Die Rolle der direkt gewählten Abgeordneten wird mMn. komplett überhöht dargestellt. Befrage 1000 Wähler und die Mehrheit wird nicht einmal den Namen „ihres“ Abgeordneten kennen, selbst wenn sie ihn gewählt haben.
Ich möchte mal das Beispiel Siegfried Kauder erwähnen: Er hat 2005 und 2009 sehr gute Ergebnisse im Bereich um die 50% erzielt. Als er 2013 als Unabhängiger antratt, erreichte er nur noch 3%.

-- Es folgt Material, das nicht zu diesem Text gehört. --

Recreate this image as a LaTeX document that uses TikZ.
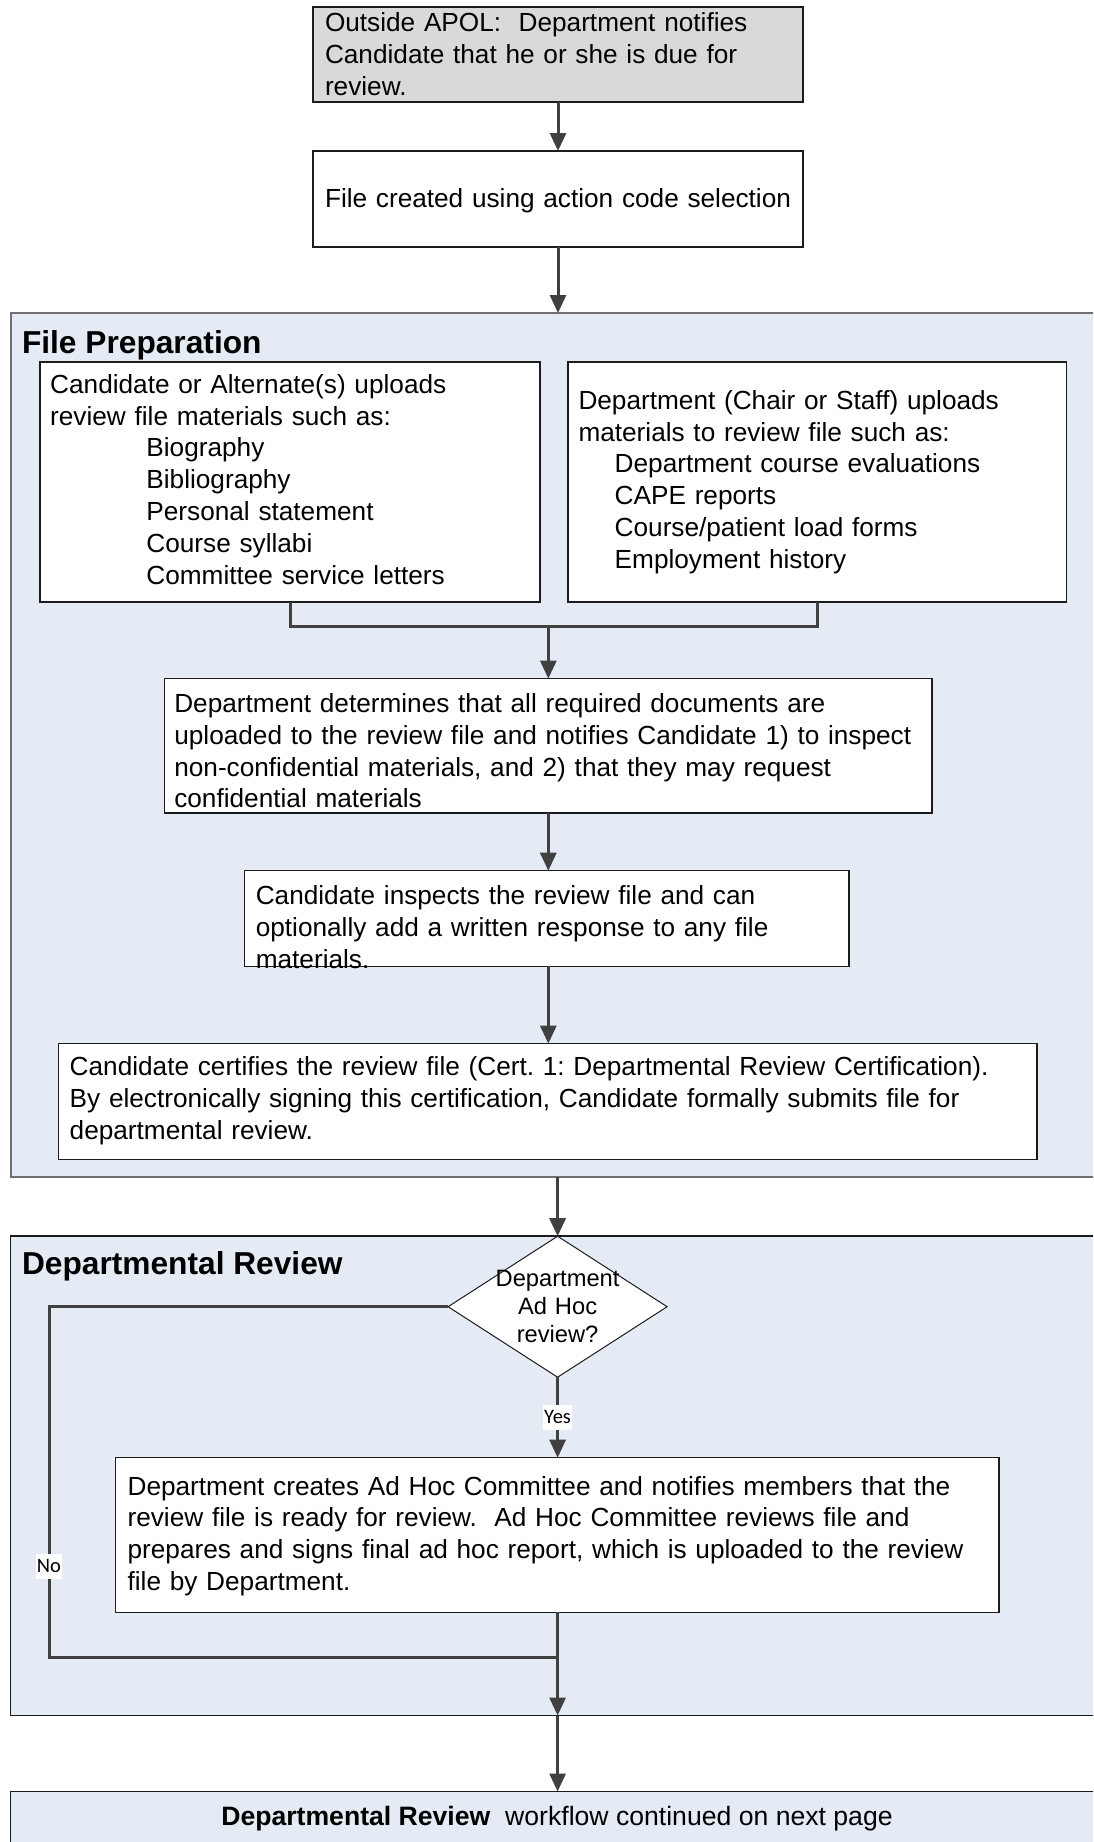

Ich stelle deswegen auch die These in den Raum, dass, würden die CSU-Kandidaten in Bayern als Unabhängige kandidieren, sie würden erheblich weniger Stimmen erhalten würden, als derzeit. Einfach weil der „durchschnittlich uninformierte“ Wähler nicht den Wahlzettel bis nach unten durchliest und er spätestens dann durcheinander kommen würde, wenn andere Parteien den gleichen Trick anwenden.
Dass die Wähler nur selten die Direktkandidaten bzw. Abgeordneten kennen, und das kaum eine Entscheidungsgrundlage bei der Erststimmenwahl ist, war eines der vorgestellten Ergebnisse der Sachverständigen.
Aber dass unabhängige CSU Kandidaten (oder Gregor Gysi) ähnlich schlecht wie Siegfried Kauder als Unabhängiger abschneiden werden, glaube ich aber nicht. Denn im Gegensatz zum echten Unabhängigen, treten diese Kandidaten nicht gegen einen Kandidaten ihrer Partei an, sondern sind dies de facto weiter selbst, wenn auch mit ungewohntem Platz auf dem Stimmzettel, auf die die Partei die Wähler im Wahlkampf hinweisen wird.
Die Ungleichbehandlung der Unabhängigen führt hier zu einem starken Anreiz zu einer solchen Kandidatur.